The Survival of β-lactoglobulin Peptides in the Archaeological Record: Vulnerability vs. Sequence Variation

It is a strange observation, given the cultural co-evolution of dairying, that milk proteins are more commonly reported than any other food proteins in the archaeological record. The whey protein β-lactoglobulin and in particular its eleven amino acid long peptide T₁₂₅PEVDXEALEK₁₃₅ seems to be preferentially preserved in both ceramic vessels and teeth (dental calculus). An amino acid substitution in the middle of the chain is valuable to track livestock management because it permits differentiation between key animal species used in dairying. The persistence of this peptide is, however, unusual as its acidic nature makes it more vulnerable to hydrolysis. Moreover, selection for the ability to digest raw milk - more specifically, the continued production of the milk sugar enzyme lactase beyond the age of normal weaning - did not begin until the early Bronze Age.
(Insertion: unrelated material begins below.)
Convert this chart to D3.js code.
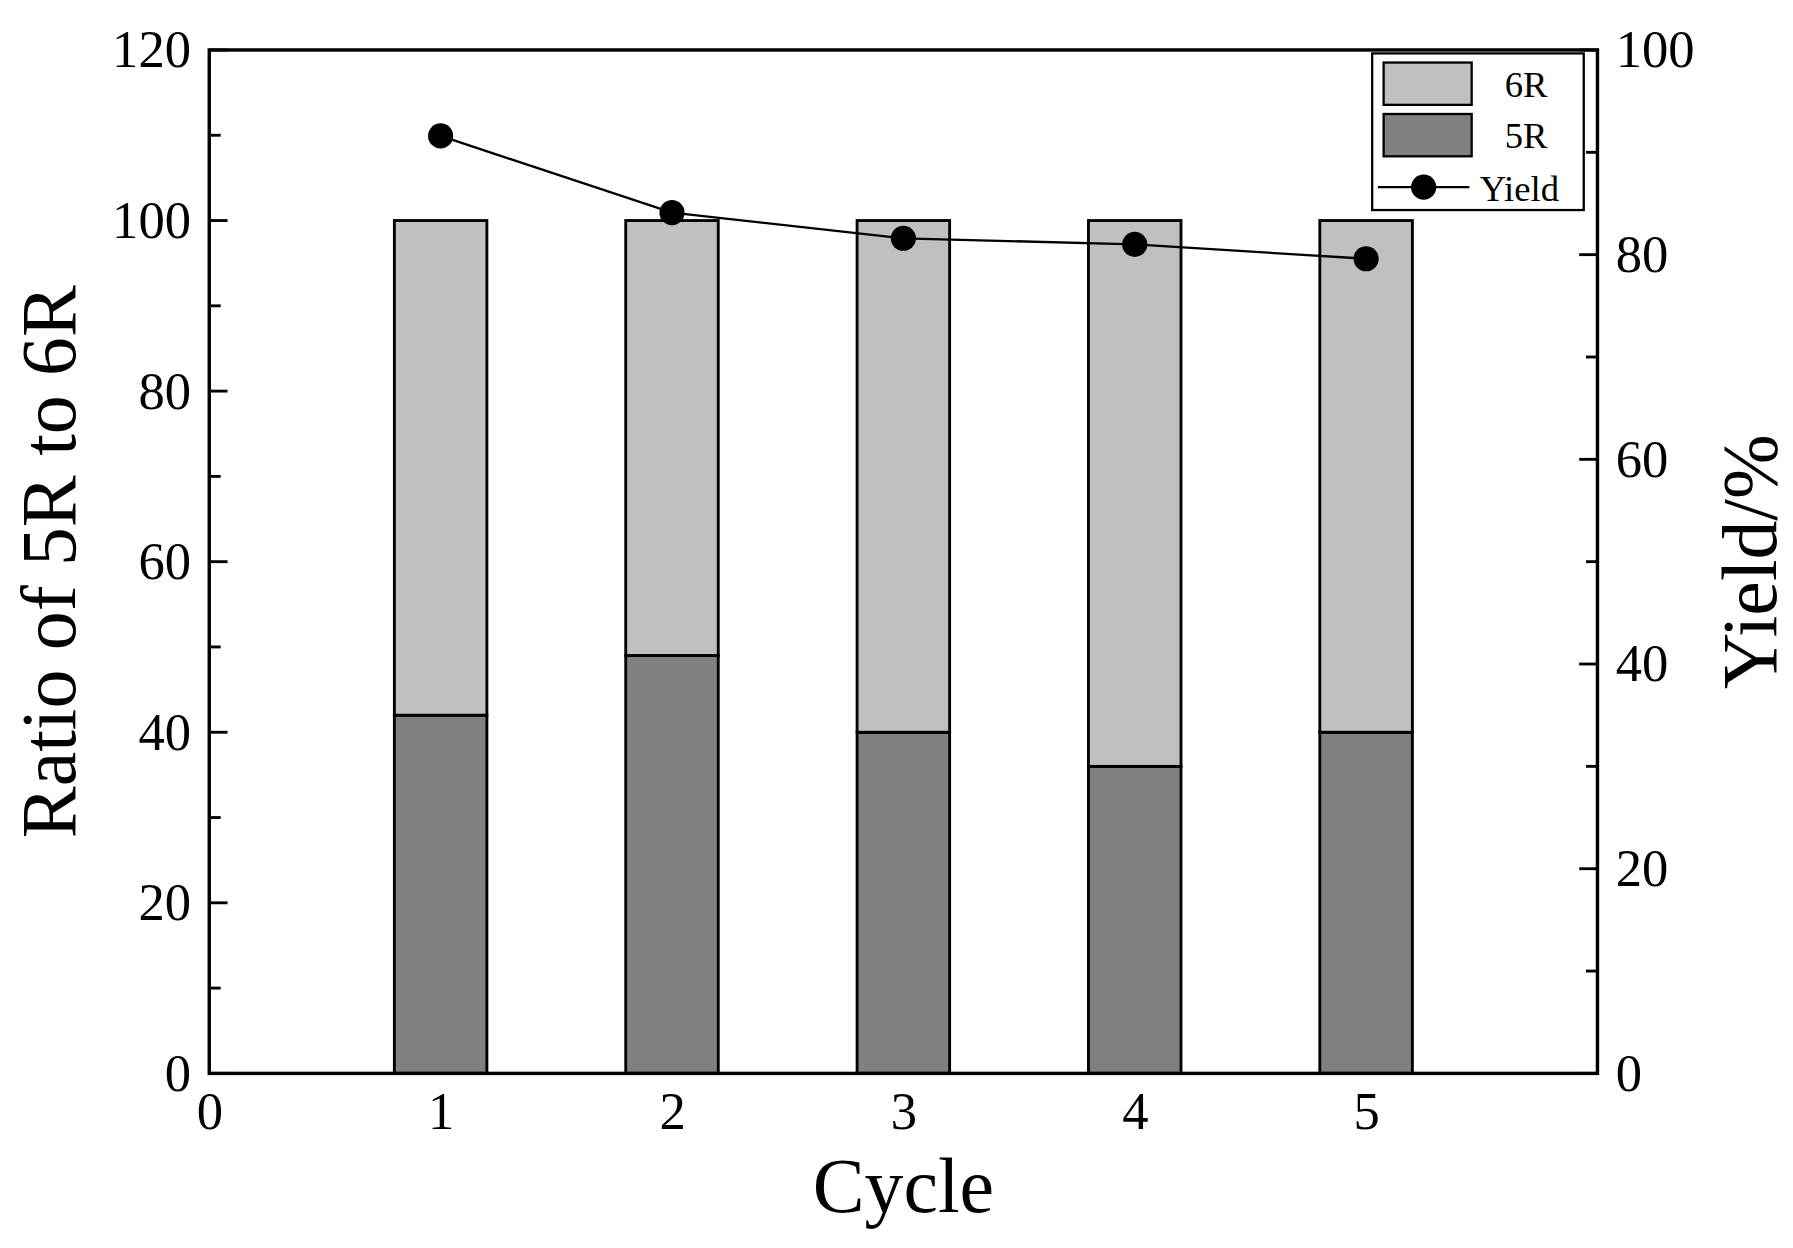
<!DOCTYPE html><html><head><meta charset="utf-8"><script src="https://cdn.jsdelivr.net/npm/d3@7"></script>
<style>body{margin:0;background:#fff}text{font-family:"Liberation Serif","Times New Roman",serif}</style></head><body>
<svg id="c" width="1793" height="1248" viewBox="0 0 1568 1088"></svg>
<script>
const cycles=[1,2,3,4,5];
const r5=[42,49,40,36,40];
const r6=[58,51,60,64,60];
const yieldVals=[91.6,84.1,81.6,81.0,79.6];
const leftTicks=[0,20,40,60,80,100,120];
const rightTicks=[0,20,40,60,80,100];
const xTicks=[0,1,2,3,4,5];
const svg=d3.select("#c");
const L=183,R=1397,T=42,B=937;
const x=d3.scaleLinear().domain([0,6]).range([L,R]);
const yL=d3.scaleLinear().domain([0,120]).range([B,T]);
const yR=d3.scaleLinear().domain([0,100]).range([B,T]);
const bw=x(0.4)-x(0);
cycles.forEach((c,i)=>{
 svg.append("rect").attr("x",x(c)-bw/2).attr("y",yL(r5[i])).attr("width",bw).attr("height",yL(0)-yL(r5[i])).attr("fill","#808080").attr("stroke","#000").attr("stroke-width",2.5);
 svg.append("rect").attr("x",x(c)-bw/2).attr("y",yL(r5[i]+r6[i])).attr("width",bw).attr("height",yL(r5[i])-yL(r5[i]+r6[i])).attr("fill","#c0c0c0").attr("stroke","#000").attr("stroke-width",2.5);
});
svg.append("path").attr("d",d3.line().x((d,i)=>x(cycles[i])).y(d=>yR(d))(yieldVals)).attr("fill","none").attr("stroke","#000").attr("stroke-width",2);
svg.selectAll("circle.p").data(yieldVals).enter().append("circle").attr("cx",(d,i)=>x(cycles[i])).attr("cy",d=>yR(d)).attr("r",11).attr("fill","#000");
svg.append("rect").attr("x",L).attr("y",T).attr("width",R-L).attr("height",B-T).attr("fill","none").attr("stroke","#000").attr("stroke-width",3);
const fs=46;
const gl=svg.append("g").attr("transform",`translate(${L},0)`).call(d3.axisLeft(yL).tickValues(leftTicks).tickSize(0).tickPadding(16).tickFormat(d3.format("d")));
const gr=svg.append("g").attr("transform",`translate(${R},0)`).call(d3.axisRight(yR).tickValues(rightTicks).tickSize(0).tickPadding(16).tickFormat(d3.format("d")));
const gb=svg.append("g").attr("transform",`translate(0,${B})`).call(d3.axisBottom(x).tickValues(xTicks).tickSize(0).tickPadding(16).tickFormat(d3.format("d")));
[gl,gr,gb].forEach(g=>{g.select(".domain").remove();g.selectAll("text").attr("font-size",fs).attr("fill","#000").style("font-family","Liberation Serif");});
d3.range(0,121,10).forEach(v=>svg.append("line").attr("x1",L).attr("x2",L+(v%20?10:16)).attr("y1",yL(v)).attr("y2",yL(v)).attr("stroke","#000").attr("stroke-width",2.5));
d3.range(0,101,10).forEach(v=>svg.append("line").attr("x1",R).attr("x2",R-(v%20?10:16)).attr("y1",yR(v)).attr("y2",yR(v)).attr("stroke","#000").attr("stroke-width",2.5));
svg.append("text").attr("x",(L+R)/2).attr("y",1058).attr("text-anchor","middle").attr("font-size",68).text("Cycle");
svg.append("text").attr("transform",`translate(66,${(T+B)/2}) rotate(-90)`).attr("text-anchor","middle").attr("font-size",68).text("Ratio of 5R to 6R");
svg.append("text").attr("transform",`translate(1553,${(T+B)/2}) rotate(-90)`).attr("text-anchor","middle").attr("font-size",68).text("Yield/%");
svg.append("rect").attr("x",1200).attr("y",45).attr("width",185).attr("height",137).attr("fill","#fff").attr("stroke","#000").attr("stroke-width",2);
svg.append("rect").attr("x",1210).attr("y",53).attr("width",77).attr("height",37).attr("fill","#c0c0c0").attr("stroke","#000").attr("stroke-width",2);
svg.append("rect").attr("x",1210).attr("y",98).attr("width",77).attr("height",37).attr("fill","#808080").attr("stroke","#000").attr("stroke-width",2);
svg.append("line").attr("x1",1205).attr("x2",1285).attr("y1",162).attr("y2",162).attr("stroke","#000").attr("stroke-width",2);
svg.append("circle").attr("cx",1245).attr("cy",162).attr("r",11).attr("fill","#000");
[["6R",83,1316],["5R",128,1316],["Yield",174,1294]].forEach(d=>svg.append("text").attr("x",d[2]).attr("y",d[1]).attr("font-size",32).text(d[0]));
</script></body></html>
It is therefore unclear why it is a milk peptide, in particular a peptide associated with the lactose-rich whey fraction, that is one of the most commonly recovered dietary peptides. The unexpected preservation of T₁₂₅PEVDXEALEK₁₃₅ thus presents a good case study to uncover patterns of protein survival in the archaeological record. We have previously explored the dynamics of the bovine variation of the peptide (X=Asp₁₃₀) and its likelihood to undergo hydrolysis in solution. In this study, we turn our attention to the ovine (X=Asn₁₃₀) and the caprine (X=Lys₁₃₀) variations of the β-lactoglobulin peptide to determine how the mutation in the amino acid in position 6 affects peptide conformations and vulnerability in bulk water. To do this, we use Molecular Dynamics as implemented in GROMACS 2020, with the Amber14SB forcefield and the SPC/E water model. We first perform extensive conformational analysis of both peptides in solution to determine stable structures. Then, using analogous methodology to that developed in our earlier study of the bovine peptide, we identify geometric arrangements between water and peptide that may be more prone to hydrolysis.